[Begin]

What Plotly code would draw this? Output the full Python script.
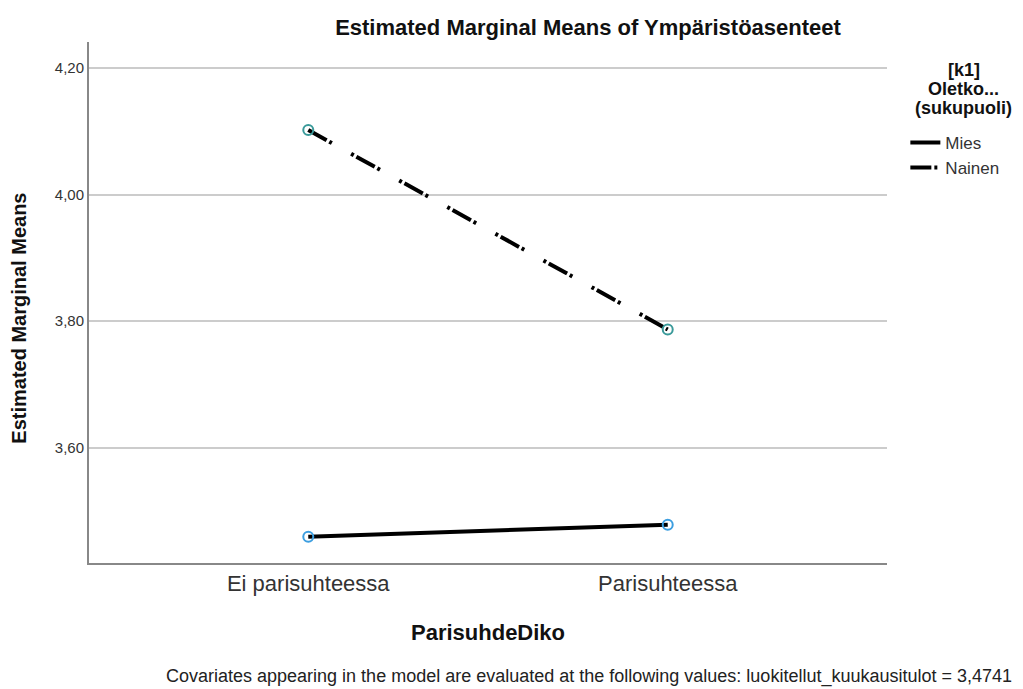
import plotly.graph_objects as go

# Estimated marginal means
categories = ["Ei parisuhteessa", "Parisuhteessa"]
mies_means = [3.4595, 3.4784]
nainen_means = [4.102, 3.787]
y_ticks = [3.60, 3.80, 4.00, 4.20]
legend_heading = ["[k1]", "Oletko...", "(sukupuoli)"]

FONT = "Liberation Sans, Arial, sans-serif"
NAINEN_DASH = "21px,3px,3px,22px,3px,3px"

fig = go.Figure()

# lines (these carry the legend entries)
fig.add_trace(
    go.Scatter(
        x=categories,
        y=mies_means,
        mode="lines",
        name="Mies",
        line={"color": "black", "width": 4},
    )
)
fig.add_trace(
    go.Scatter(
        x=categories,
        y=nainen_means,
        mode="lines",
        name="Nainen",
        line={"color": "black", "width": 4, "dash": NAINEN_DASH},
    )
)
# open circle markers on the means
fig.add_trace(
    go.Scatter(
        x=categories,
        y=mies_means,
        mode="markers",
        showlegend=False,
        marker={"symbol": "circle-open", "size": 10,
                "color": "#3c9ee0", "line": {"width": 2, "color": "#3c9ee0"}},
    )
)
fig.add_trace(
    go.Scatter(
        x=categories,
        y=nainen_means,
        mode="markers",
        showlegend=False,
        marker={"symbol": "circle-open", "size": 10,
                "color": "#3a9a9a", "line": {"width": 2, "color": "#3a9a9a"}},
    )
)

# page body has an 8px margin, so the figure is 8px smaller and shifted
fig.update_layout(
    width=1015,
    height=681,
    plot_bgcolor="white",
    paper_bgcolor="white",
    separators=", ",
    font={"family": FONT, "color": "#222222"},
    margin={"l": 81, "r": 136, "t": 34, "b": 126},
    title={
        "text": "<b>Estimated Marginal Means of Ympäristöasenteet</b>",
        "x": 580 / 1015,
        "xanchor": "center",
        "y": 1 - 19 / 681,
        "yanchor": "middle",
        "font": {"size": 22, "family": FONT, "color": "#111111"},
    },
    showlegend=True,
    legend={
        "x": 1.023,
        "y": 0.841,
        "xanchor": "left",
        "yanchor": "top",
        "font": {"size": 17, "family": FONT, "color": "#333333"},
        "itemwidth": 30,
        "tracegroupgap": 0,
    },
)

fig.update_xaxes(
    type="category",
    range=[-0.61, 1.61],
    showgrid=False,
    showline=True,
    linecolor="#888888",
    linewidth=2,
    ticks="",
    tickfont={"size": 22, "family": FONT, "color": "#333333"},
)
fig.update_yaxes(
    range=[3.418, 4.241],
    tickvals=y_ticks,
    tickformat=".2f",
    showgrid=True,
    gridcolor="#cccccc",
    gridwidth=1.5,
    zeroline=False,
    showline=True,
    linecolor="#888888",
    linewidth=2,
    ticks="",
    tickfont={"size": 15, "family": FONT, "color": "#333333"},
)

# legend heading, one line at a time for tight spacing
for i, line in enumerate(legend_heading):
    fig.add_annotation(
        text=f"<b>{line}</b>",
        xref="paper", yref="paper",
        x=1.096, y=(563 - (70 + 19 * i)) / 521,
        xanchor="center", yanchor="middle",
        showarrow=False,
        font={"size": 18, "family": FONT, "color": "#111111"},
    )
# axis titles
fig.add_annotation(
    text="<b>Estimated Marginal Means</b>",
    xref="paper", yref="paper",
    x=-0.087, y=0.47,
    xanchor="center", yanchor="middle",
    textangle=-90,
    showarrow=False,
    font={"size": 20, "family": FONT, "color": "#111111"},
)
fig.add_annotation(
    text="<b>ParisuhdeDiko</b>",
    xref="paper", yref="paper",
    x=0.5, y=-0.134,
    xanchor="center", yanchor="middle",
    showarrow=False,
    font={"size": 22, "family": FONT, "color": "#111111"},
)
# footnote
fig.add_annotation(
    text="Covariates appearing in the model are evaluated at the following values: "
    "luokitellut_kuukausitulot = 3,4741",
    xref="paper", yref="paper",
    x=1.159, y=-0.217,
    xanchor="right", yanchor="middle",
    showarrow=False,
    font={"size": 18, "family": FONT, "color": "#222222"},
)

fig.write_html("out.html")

[End]

- [Set exercise]: Would you return the data exactly as written, without the pictures?

- [Final result]:
What Plotly code would draw this? Output the full Python script.
import plotly.graph_objects as go

# Estimated marginal means
categories = ["Ei parisuhteessa", "Parisuhteessa"]
mies_means = [3.4595, 3.4784]
nainen_means = [4.102, 3.787]
y_ticks = [3.60, 3.80, 4.00, 4.20]
legend_heading = ["[k1]", "Oletko...", "(sukupuoli)"]

FONT = "Liberation Sans, Arial, sans-serif"
NAINEN_DASH = "21px,3px,3px,22px,3px,3px"

fig = go.Figure()

# lines (these carry the legend entries)
fig.add_trace(
    go.Scatter(
        x=categories,
        y=mies_means,
        mode="lines",
        name="Mies",
        line={"color": "black", "width": 4},
    )
)
fig.add_trace(
    go.Scatter(
        x=categories,
        y=nainen_means,
        mode="lines",
        name="Nainen",
        line={"color": "black", "width": 4, "dash": NAINEN_DASH},
    )
)
# open circle markers on the means
fig.add_trace(
    go.Scatter(
        x=categories,
        y=mies_means,
        mode="markers",
        showlegend=False,
        marker={"symbol": "circle-open", "size": 10,
                "color": "#3c9ee0", "line": {"width": 2, "color": "#3c9ee0"}},
    )
)
fig.add_trace(
    go.Scatter(
        x=categories,
        y=nainen_means,
        mode="markers",
        showlegend=False,
        marker={"symbol": "circle-open", "size": 10,
                "color": "#3a9a9a", "line": {"width": 2, "color": "#3a9a9a"}},
    )
)

# page body has an 8px margin, so the figure is 8px smaller and shifted
fig.update_layout(
    width=1015,
    height=681,
    plot_bgcolor="white",
    paper_bgcolor="white",
    separators=", ",
    font={"family": FONT, "color": "#222222"},
    margin={"l": 81, "r": 136, "t": 34, "b": 126},
    title={
        "text": "<b>Estimated Marginal Means of Ympäristöasenteet</b>",
        "x": 580 / 1015,
        "xanchor": "center",
        "y": 1 - 19 / 681,
        "yanchor": "middle",
        "font": {"size": 22, "family": FONT, "color": "#111111"},
    },
    showlegend=True,
    legend={
        "x": 1.023,
        "y": 0.841,
        "xanchor": "left",
        "yanchor": "top",
        "font": {"size": 17, "family": FONT, "color": "#333333"},
        "itemwidth": 30,
        "tracegroupgap": 0,
    },
)

fig.update_xaxes(
    type="category",
    range=[-0.61, 1.61],
    showgrid=False,
    showline=True,
    linecolor="#888888",
    linewidth=2,
    ticks="",
    tickfont={"size": 22, "family": FONT, "color": "#333333"},
)
fig.update_yaxes(
    range=[3.418, 4.241],
    tickvals=y_ticks,
    tickformat=".2f",
    showgrid=True,
    gridcolor="#cccccc",
    gridwidth=1.5,
    zeroline=False,
    showline=True,
    linecolor="#888888",
    linewidth=2,
    ticks="",
    tickfont={"size": 15, "family": FONT, "color": "#333333"},
)

# legend heading, one line at a time for tight spacing
for i, line in enumerate(legend_heading):
    fig.add_annotation(
        text=f"<b>{line}</b>",
        xref="paper", yref="paper",
        x=1.096, y=(563 - (70 + 19 * i)) / 521,
        xanchor="center", yanchor="middle",
        showarrow=False,
        font={"size": 18, "family": FONT, "color": "#111111"},
    )
# axis titles
fig.add_annotation(
    text="<b>Estimated Marginal Means</b>",
    xref="paper", yref="paper",
    x=-0.087, y=0.47,
    xanchor="center", yanchor="middle",
    textangle=-90,
    showarrow=False,
    font={"size": 20, "family": FONT, "color": "#111111"},
)
fig.add_annotation(
    text="<b>ParisuhdeDiko</b>",
    xref="paper", yref="paper",
    x=0.5, y=-0.134,
    xanchor="center", yanchor="middle",
    showarrow=False,
    font={"size": 22, "family": FONT, "color": "#111111"},
)
# footnote
fig.add_annotation(
    text="Covariates appearing in the model are evaluated at the following values: "
    "luokitellut_kuukausitulot = 3,4741",
    xref="paper", yref="paper",
    x=1.159, y=-0.217,
    xanchor="right", yanchor="middle",
    showarrow=False,
    font={"size": 18, "family": FONT, "color": "#222222"},
)

fig.write_html("out.html")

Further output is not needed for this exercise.